Second, it’s not about the amount of square footage, it’s about the use of that square footage. I knew we could only afford a small house, so I assumed that meant a two bedroom – which we would have outgrown before we even moved in. But we found a small house with enough rooms for each of us to have our own space. Could our three-year-old and one-year-old share a room? Sure. Of course. Plenty of kids share rooms. Is my life much, much easier since they don’t share a room? Yes, I believe a third bedroom has added years to my life and my sanity.
4. Open up.
Our house doesn’t have the open floor plan I thought I wanted. The kitchen is closed off to the living room except for a narrow pass through, the living room can be closed off to the rest of the house by closing a door, and there’s a long narrow hall leading to the bedrooms. Guess what my favorite features of our house are now that I have two toddlers? The kitchen I can close off with a small gate, the living room I can close off with a door, and that long narrow hallway that my kids run laps in.
5. Prepare to be floored.
I’m always teaching my kids that there are two types of people in the world, those who prefer carpet and those who prefer hard wood (or laminate or brick or tile…ok, there are five types of people in the world.) If we didn’t have to keep our laminate floors clean while two toddlers conspired against us, my husband and I could save about four hours a week, 224 hours a year. I could write 56 more blogs or exercise 896 times (15 minutes is my limit). I can’t imagine trying to keep a carpet clean with kids, but I certainly know some little skulls that would appreciate the cushion.
6. Have a seat.
Decorate your house with kid friendly furniture and paint. If you ever plan on having children, do yourself these favors: Paint your walls with semi-gloss paint (it cleans so much easier). Don’t get any furniture made of glass. Buy couches and chairs that can be easily cleaned and avoid light colors and most especially white. Get sturdy furniture that can take a beating and make sure you can secure any taller items to the walls (which you have painted with a nice semi-gloss paint). Get cabinets that can be locked (even if it’s with a zip tie) and drawers that don’t slam shut so you can save little fingers. Avoid sharp corners where you can.

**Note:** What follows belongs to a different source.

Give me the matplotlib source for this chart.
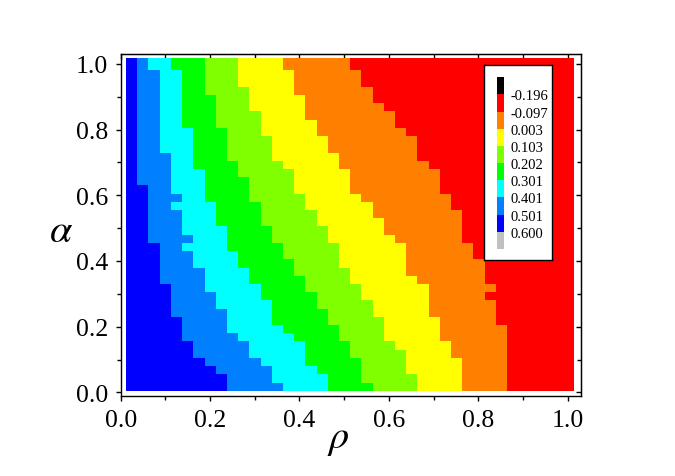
import numpy as np
import matplotlib
matplotlib.use('Agg')
import matplotlib.pyplot as plt
from matplotlib.colors import ListedColormap, BoundaryNorm

plt.rcParams['font.family'] = ['Liberation Serif', 'DejaVu Serif']
plt.rcParams['mathtext.fontset'] = 'stix'

# contour levels shown in the key (top to bottom)
levels = [-0.196, -0.097, 0.003, 0.103, 0.202, 0.301, 0.401, 0.501, 0.600]
level_colors = ['#000000', '#FF0000', '#FF8000', '#FFFF00', '#80FF00',
                '#00FF00', '#00FFFF', '#0080FF', '#0000FF', '#C0C0C0']

# grid: 40 rho columns x 40 alpha rows
# for each row (top row first) the first column index of each colour band
start_dodger = [1, 1, 1, 1, 1, 1, 1, 1, 1, 1, 1, 1, 1, 1, 1, 2, 2, 2, 2, 2,
                2, 2, 3, 3, 3, 3, 3, 4, 4, 4, 4, 5, 5, 5, 6, 6, 7, 8, 9, 9]
start_cyan = [2, 3, 3, 3, 3, 3, 3, 3, 3, 3, 3, 4, 4, 4, 4, 4, 5, 4, 5, 5,
              5, 6, 5, 6, 6, 7, 7, 7, 8, 8, 9, 9, 9, 10, 11, 11, 12, 13, 13, 14]
start_green = [4, 5, 5, 5, 5, 5, 5, 5, 6, 6, 6, 6, 6, 7, 7, 7, 7, 8, 8, 8,
               9, 9, 9, 10, 10, 11, 11, 12, 12, 13, 13, 13, 14, 15, 16, 16, 16,
               17, 18, 18]
start_chart = [7, 7, 7, 7, 8, 8, 8, 8, 9, 9, 9, 9, 10, 10, 11, 11, 11, 12, 12,
               12, 13, 13, 14, 14, 15, 15, 16, 16, 17, 17, 18, 18, 19, 19, 20,
               20, 21, 21, 21, 22]
start_yellow = [10, 10, 10, 11, 11, 11, 12, 12, 12, 13, 13, 13, 14, 15, 15,
                15, 16, 16, 17, 17, 18, 18, 19, 19, 19, 20, 20, 21, 21, 22, 22,
                23, 23, 23, 24, 25, 25, 25, 26, 26]
start_orange = [14, 15, 15, 15, 16, 16, 16, 17, 17, 18, 18, 19, 19, 20, 20,
                20, 21, 22, 22, 23, 23, 24, 25, 25, 25, 25, 26, 27, 27, 27, 27,
                28, 28, 28, 29, 29, 30, 30, 30, 30]
start_red = [20, 21, 21, 22, 22, 23, 24, 24, 25, 26, 26, 26, 27, 28, 28, 28,
             29, 29, 30, 30, 30, 30, 31, 31, 32, 32, 32, 33, 32, 33, 33, 33,
             34, 34, 34, 34, 34, 34, 34, 34]

x_ticks = [0.0, 0.2, 0.4, 0.6, 0.8, 1.0]
x_ticklabels = ['0.0', '0.2', '0.4', '0.6', '0.8', '1.0']
y_ticks = [0.0, 0.2, 0.4, 0.6, 0.8, 1.0]
y_ticklabels = ['0.0', '0.2', '0.4', '0.6', '0.8', '1.0']

# build value matrix (bin mid values) from the band starts
lv = np.array(levels)
mids = (lv[:-1] + lv[1:]) / 2          # red ... blue
starts = np.array([start_dodger, start_cyan, start_green, start_chart,
                   start_yellow, start_orange, start_red])
ncol = 40
cols = np.arange(ncol)
passed = (cols[None, None, :] >= starts[:, :, None]).sum(axis=0)
Z = mids[7 - passed][::-1]              # bottom row first

cmap = ListedColormap(level_colors)
norm = BoundaryNorm([-1.0] + levels + [1.0], cmap.N)

W, H = 675, 477
fig = plt.figure(figsize=(W / 100, H / 100), dpi=100)
ax = fig.add_axes([120.7 / W, 1 - 397.3 / H, (581 - 120.7) / W, (397.3 - 55) / H])

x_edges = np.linspace(0.012, 1.015, ncol + 1)
y_edges = np.r_[0.005 + 0.025 * np.arange(40), 1.018]
ax.pcolormesh(x_edges, y_edges, Z, cmap=cmap, norm=norm,
              edgecolors='none', antialiased=False)

ax.set_xlim(0, 1.03)
ax.set_ylim(-0.012, 1.03)
minor = np.arange(0.1, 1.0, 0.2)
ax.set_xticks(x_ticks)
ax.set_xticklabels(x_ticklabels)
ax.set_yticks(y_ticks)
ax.set_yticklabels(y_ticklabels)
ax.set_xticks(minor, minor=True)
ax.set_yticks(minor, minor=True)
ax.tick_params(which='both', direction='out', labelsize=18.5, pad=5.5,
               width=1, top=False, right=False)
ax.tick_params(which='major', length=3.6)
ax.tick_params(which='minor', length=2.6)
for s in ax.spines.values():
    s.set_linewidth(1)

secx = ax.secondary_xaxis('top')
secx.set_xticks(x_ticks)
secx.set_xticks(minor, minor=True)
secx.tick_params(which='both', direction='in', labeltop=False, width=1)
secx.tick_params(which='major', length=3.6)
secx.tick_params(which='minor', length=2.6)
secy = ax.secondary_yaxis('right')
secy.set_yticks(y_ticks)
secy.set_yticks(minor, minor=True)
secy.tick_params(which='both', direction='in', labelright=False, width=1)
secy.tick_params(which='major', length=3.6)
secy.tick_params(which='minor', length=2.6)

fig.text(338 / W, 1 - 440 / H, r'$\rho$', fontsize=29, ha='center', va='center')
fig.text(61 / W, 1 - 232 / H, r'$\alpha$', fontsize=29, ha='center', va='center')

# key box
box = fig.add_axes([484.3 / W, 1 - 261 / H, (552.3 - 484.3) / W, (261 - 65.7) / H])
box.set_facecolor('white')
box.set_xticks([])
box.set_yticks([])
for s in box.spines.values():
    s.set_linewidth(1)

cax = fig.add_axes([497.3 / W, 1 - 250 / H, 7 / W, (250 - 78.3) / H])
cax.pcolormesh([0, 1], np.arange(len(level_colors) + 1),
               np.arange(len(level_colors)).reshape(-1, 1), cmap=cmap,
               norm=BoundaryNorm(np.arange(-0.5, len(level_colors)), cmap.N),
               edgecolors='none', antialiased=False)
cax.set_ylim(len(level_colors), 0)
cax.set_xlim(0, 1)
cax.set_xticks([])
cax.yaxis.tick_right()
cax.set_yticks(np.arange(1, len(levels) + 1))
cax.set_yticklabels(['%.3f' % v for v in levels])
cax.tick_params(axis='y', length=0, pad=4.2, labelsize=10.5)
for s in cax.spines.values():
    s.set_visible(False)

plt.savefig('out.png', dpi=100)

7. School your neighborhood.
Apparently, school is a thing and it’s important and you want your kids to go to a good one. So either pay a little (or a lot) more to move to a neighborhood with good public schools or research all your options; private schools, magnet or charter schools, home school, etc.

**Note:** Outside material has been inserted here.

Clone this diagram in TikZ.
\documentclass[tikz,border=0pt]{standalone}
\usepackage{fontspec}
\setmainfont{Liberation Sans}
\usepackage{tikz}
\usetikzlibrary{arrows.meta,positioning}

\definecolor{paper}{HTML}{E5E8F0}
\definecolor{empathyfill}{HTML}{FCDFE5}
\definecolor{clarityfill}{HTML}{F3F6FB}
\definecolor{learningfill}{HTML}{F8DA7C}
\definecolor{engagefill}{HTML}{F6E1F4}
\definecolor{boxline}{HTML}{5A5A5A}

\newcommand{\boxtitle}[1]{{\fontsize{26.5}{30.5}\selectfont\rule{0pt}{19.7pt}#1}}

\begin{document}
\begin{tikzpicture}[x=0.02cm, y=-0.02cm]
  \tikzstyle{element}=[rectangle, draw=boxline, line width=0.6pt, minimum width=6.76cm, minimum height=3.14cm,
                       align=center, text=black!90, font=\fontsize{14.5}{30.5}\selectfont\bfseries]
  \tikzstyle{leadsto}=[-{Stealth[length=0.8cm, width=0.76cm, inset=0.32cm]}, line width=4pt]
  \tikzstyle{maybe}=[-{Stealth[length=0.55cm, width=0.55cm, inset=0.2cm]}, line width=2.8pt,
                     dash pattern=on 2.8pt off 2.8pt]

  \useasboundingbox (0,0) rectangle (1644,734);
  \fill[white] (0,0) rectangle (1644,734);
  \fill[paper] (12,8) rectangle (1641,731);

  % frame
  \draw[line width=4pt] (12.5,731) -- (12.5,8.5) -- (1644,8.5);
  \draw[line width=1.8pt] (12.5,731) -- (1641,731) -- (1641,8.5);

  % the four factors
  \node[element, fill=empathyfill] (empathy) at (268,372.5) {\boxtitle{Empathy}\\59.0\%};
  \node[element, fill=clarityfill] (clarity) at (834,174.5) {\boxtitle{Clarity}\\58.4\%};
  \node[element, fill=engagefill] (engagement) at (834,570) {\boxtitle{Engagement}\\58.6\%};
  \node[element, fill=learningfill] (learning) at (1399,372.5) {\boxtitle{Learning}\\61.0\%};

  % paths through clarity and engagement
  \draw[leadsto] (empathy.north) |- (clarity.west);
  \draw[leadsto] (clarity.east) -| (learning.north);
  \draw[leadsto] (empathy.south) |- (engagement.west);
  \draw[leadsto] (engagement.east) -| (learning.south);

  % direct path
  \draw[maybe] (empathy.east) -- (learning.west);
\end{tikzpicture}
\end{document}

You pretty much know immediately if a house on the market is assigned to a good school because it’s one of the first things the realtor will advertise. If the seller’s realtor can’t even tell you the name of the assigned school, there’s an excellent chance the assigned school is not good. Check the school district’s website to find out what school is assigned to the address you’re considering. With minimal research you can get information on faculty, find out test scores, read parent reviews, etc. and search for other alternatives in that area.
8. Park it.
Yes, you should live in a neighborhood that holds your heart. Do you know what I heart? Easy parking. If you live in a city and own a car and you’ve ever had an apartment that was street only parking in a busy neighborhood, you know that you don’t ever want to endure that with kids in tow. Also, if you ever want friends with kids to visit you, they’re going to need easy parking too. And your babysitter appreciates easy parking.
9. Run free.
Our fenced in yard is the best parenting gift I ever gave myself. The first house we lived in with my daughter had a front yard but no fence. So it was a good running space but it was not a relaxing space. It was a must-stay-within-an-arm’s-reach-of-my-toddler space because the street was right there. With a fenced back yard, I can see and hear my kids at all times while I sit on the porch with a cup of hot coffee and write this article. An enclosed outdoor space of any size makes a big difference in your family quality of life. A neighborhood playground with a fence or a condo patio where kids can play cars and enjoy the sunshine works well too.
10. Wash up.
Fancy walk in showers are lovely but bathtubs are so very much more lovely for kids. As with everything, you make compromises and you can make anything work, but a tub will make life with children easier.
11. Find a location that suits you.
I saved the most important consideration for last. There are the obvious things to think about with a neighborhood and kids like safety and good schools. But it’s also important to make your lifestyle and interests a priority (unless your current lifestyle and interests involve clubbing all night and trying to remember clubbing all night the next day).
Do you love walking to get coffee or a glass of wine in your neighborhood? Do you enjoy having friends over? Is it important for you to live in an artistic community or have like-minded neighbors? You don’t have to move to the suburbs just because you want children and you think children need a bigger house and a yard. Children can grow up in artistic communities, they enjoy walking to get coffee and wine (though they are hopefully partaking of milk and juice), they love growing up around friends and family and like-minded neighbors.
Being a new parent can be lonely and you don’t want to move further from your people at a time that you need them the most. And a longer commute means more time away from home when you are more wanted and needed at home than ever before.
Being a new parent can also lead to a temporary loss of personal identity. Yes, kids change you and your priorities but you are still you. Don’t forget your essence when you pick a neighborhood.
Share the lifestyle you love with your child. He won’t notice that the condo in the city is smaller than a house in the suburbs. Or he’ll love the big yard in the suburbs and never know that he’s missing out on the wine bar in the arts district.
Your child will be happy where you’re happy.